**Work required**
Using the records provided below, locate and copy each line that contains the word "this".
++++ The data ++++
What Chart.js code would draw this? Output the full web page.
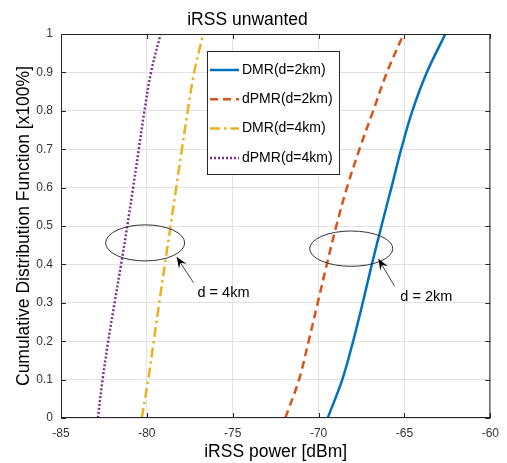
<!DOCTYPE html>
<html>
<head>
<meta charset="utf-8">
<script src="https://cdn.jsdelivr.net/npm/chart.js@4.4.1/dist/chart.umd.min.js"></script>
<style>
  html, body { margin: 0; padding: 0; background: #fff; }
  #wrap { width: 507px; height: 463px; }
</style>
</head>
<body>
<div id="wrap"><canvas id="cdfChart" width="507" height="463"></canvas></div>
<script>
// CDF levels (y) and the iRSS value (x, dBm) read at each level
const cdfLevels = [0, 0.1, 0.2, 0.3, 0.4, 0.5, 0.6, 0.7, 0.8, 0.9, 1];
const dmr2km  = [-69.47, -68.62, -67.99, -67.43, -66.90, -66.34, -65.76, -65.19, -64.54, -63.70, -62.62];
const dpmr2km = [-71.94, -71.14, -70.58, -70.05, -69.52, -68.97, -68.35, -67.62, -66.82, -66.02, -65.05];
const dmr4km  = [-80.30, -79.92, -79.60, -79.28, -78.95, -78.62, -78.29, -77.96, -77.62, -77.25, -76.72];
const dpmr4km = [-82.85, -82.58, -82.25, -81.88, -81.50, -81.14, -80.80, -80.47, -80.14, -79.76, -79.20];

const seriesLabels = ['DMR(d=2km)', 'dPMR(d=2km)', 'DMR(d=4km)', 'dPMR(d=4km)'];
const xTicks = [-85, -80, -75, -70, -65, -60];

// annotations, in data coordinates: ellipse [cx, cy, rx, ry], arrow [tailX, tailY, headX, headY], label [x, y, text]
const ellipses = [[-80.1, 0.456, 2.3, 0.047], [-68.1, 0.441, 2.42, 0.046]];
const arrows = [[-77.28, 0.352, -78.26, 0.419], [-65.59, 0.344, -66.51, 0.414]];
const notes = [[-77.05, 0.326, 'd = 4km'], [-65.24, 0.315, 'd = 2km']];

const FONT = "'Liberation Sans', Arial, sans-serif";

function toPoints(xs) {
  return xs.map((x, i) => ({ x: x, y: cdfLevels[i] }));
}

const styles = [
  { color: '#0072BD', dash: [] },
  { color: '#D95319', dash: [8, 5] },
  { color: '#EDB120', dash: [10, 4, 2.5, 4] },
  { color: '#7E2F8E', dash: [2, 2] }
];

const datasets = [dmr2km, dpmr2km, dmr4km, dpmr4km].map((xs, i) => ({
  label: seriesLabels[i],
  data: toPoints(xs),
  borderColor: styles[i].color,
  backgroundColor: styles[i].color,
  borderDash: styles[i].dash,
  borderWidth: 2.5,
  borderCapStyle: 'butt',
  pointRadius: 0,
  tension: 0.35,
  fill: false
}));

// frame, inward ticks, ellipses, arrows and the legend box
const extras = {
  id: 'extras',
  afterDatasetsDraw(chart) {
    const { ctx, chartArea: a, scales: { x, y } } = chart;
    ctx.save();

    // box + inward ticks
    ctx.strokeStyle = '#262626';
    ctx.lineWidth = 1;
    ctx.setLineDash([]);
    ctx.strokeRect(a.left + 0.5, a.top + 0.5, a.right - a.left - 1, a.bottom - a.top - 1);
    const tl = 5;
    ctx.beginPath();
    xTicks.forEach(v => {
      const px = Math.round(x.getPixelForValue(v)) + 0.5;
      ctx.moveTo(px, a.bottom); ctx.lineTo(px, a.bottom - tl);
      ctx.moveTo(px, a.top); ctx.lineTo(px, a.top + tl);
    });
    cdfLevels.forEach(v => {
      const py = Math.round(y.getPixelForValue(v)) + 0.5;
      ctx.moveTo(a.left, py); ctx.lineTo(a.left + tl, py);
      ctx.moveTo(a.right, py); ctx.lineTo(a.right - tl, py);
    });
    ctx.stroke();

    // ellipses
    ctx.strokeStyle = '#333';
    ctx.lineWidth = 1;
    ellipses.forEach(([cx, cy, rx, ry]) => {
      const px = x.getPixelForValue(cx), py = y.getPixelForValue(cy);
      const prx = Math.abs(x.getPixelForValue(cx + rx) - px);
      const pry = Math.abs(y.getPixelForValue(cy + ry) - py);
      ctx.beginPath();
      ctx.ellipse(px, py, prx, pry, 0, 0, Math.PI * 2);
      ctx.stroke();
    });

    // arrows
    arrows.forEach(([tx, ty, hx, hy]) => {
      const x0 = x.getPixelForValue(tx), y0 = y.getPixelForValue(ty);
      const x1 = x.getPixelForValue(hx), y1 = y.getPixelForValue(hy);
      const ang = Math.atan2(y1 - y0, x1 - x0);
      ctx.strokeStyle = '#444';
      ctx.beginPath();
      ctx.moveTo(x0, y0); ctx.lineTo(x1, y1);
      ctx.stroke();
      const L = 11, W = 4.5;
      ctx.fillStyle = '#000';
      ctx.beginPath();
      ctx.moveTo(x1, y1);
      ctx.lineTo(x1 - L * Math.cos(ang) + W * Math.sin(ang), y1 - L * Math.sin(ang) - W * Math.cos(ang));
      ctx.lineTo(x1 - 0.6 * L * Math.cos(ang), y1 - 0.6 * L * Math.sin(ang));
      ctx.lineTo(x1 - L * Math.cos(ang) - W * Math.sin(ang), y1 - L * Math.sin(ang) + W * Math.cos(ang));
      ctx.closePath();
      ctx.fill();
    });

    ctx.fillStyle = '#000';
    ctx.font = '14.5px ' + FONT;
    ctx.textAlign = 'left';
    ctx.textBaseline = 'middle';
    notes.forEach(([nx, ny, t]) => {
      ctx.fillText(t, x.getPixelForValue(nx), y.getPixelForValue(ny));
    });

    // legend
    const lx = a.left + 146, ly = a.top + 17, lw = 132, lh = 123;
    ctx.fillStyle = '#fff';
    ctx.fillRect(lx, ly, lw, lh);
    ctx.strokeStyle = '#262626';
    ctx.strokeRect(lx + 0.5, ly + 0.5, lw, lh);
    ctx.font = '14px ' + FONT;
    chart.data.datasets.forEach((ds, i) => {
      const ry = ly + 19 + i * 29.3;
      ctx.strokeStyle = ds.borderColor;
      ctx.lineWidth = 2.5;
      ctx.setLineDash(ds.borderDash);
      ctx.beginPath();
      ctx.moveTo(lx + 3, ry); ctx.lineTo(lx + 32, ry);
      ctx.stroke();
      ctx.setLineDash([]);
      ctx.fillStyle = '#000';
      ctx.fillText(ds.label, lx + 35, ry);
    });

    ctx.restore();
  }
};

const ctx = document.getElementById('cdfChart').getContext('2d');
new Chart(ctx, {
  type: 'line',
  data: { datasets: datasets },
  options: {
    responsive: false,
    animation: false,
    layout: { padding: { left: 0, right: 12, top: 0, bottom: 0 } },
    plugins: {
      legend: { display: false },
      tooltip: { enabled: false },
      title: {
        display: true,
        text: 'iRSS unwanted',
        color: '#000',
        font: { family: FONT, size: 17.5, weight: 'normal', lineHeight: 1.2 },
        padding: { top: 9.5, bottom: 3.5 }
      }
    },
    scales: {
      x: {
        type: 'linear',
        min: -85,
        max: -60,
        afterFit: s => { s.height = 45; },
        afterBuildTicks: s => { s.ticks = xTicks.map(v => ({ value: v })); },
        grid: { color: '#e2e2e2', drawTicks: false },
        border: { display: false },
        ticks: { color: '#333', font: { family: FONT, size: 12 }, padding: 8, maxRotation: 0, callback: v => String(v) },
        title: {
          display: true,
          text: 'iRSS power [dBm]',
          color: '#000',
          font: { family: FONT, size: 17.5, lineHeight: 1.2 },
          padding: { top: 0, bottom: 0 }
        }
      },
      y: {
        type: 'linear',
        min: 0,
        max: 1,
        afterFit: s => { s.width = 61; },
        afterBuildTicks: s => { s.ticks = cdfLevels.map(v => ({ value: v })); },
        grid: { color: '#e2e2e2', drawTicks: false },
        border: { display: false },
        ticks: { color: '#333', font: { family: FONT, size: 12 }, padding: 8, callback: v => String(v) },
        title: {
          display: true,
          text: 'Cumulative Distribution Function [x100%]',
          color: '#000',
          font: { family: FONT, size: 17.5, lineHeight: 1.2 },
          padding: { top: 13.5, bottom: 0 }
        }
      }
    }
  },
  plugins: [extras]
});
</script>
</body>
</html>
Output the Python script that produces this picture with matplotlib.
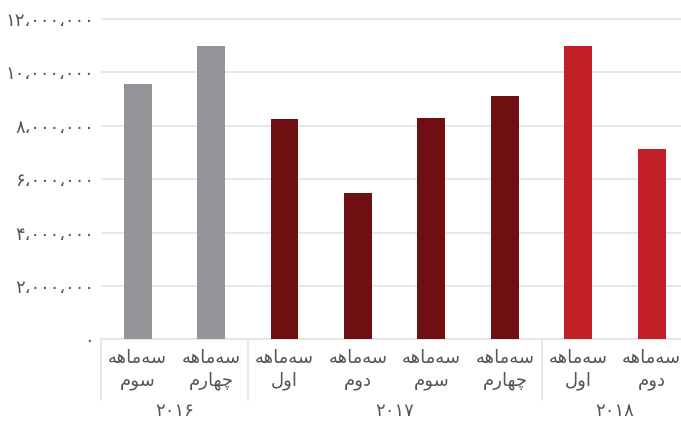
++++
**Completed task**
What Chart.js code would draw this? Output the full web page.
Output the Python script that produces this picture with matplotlib.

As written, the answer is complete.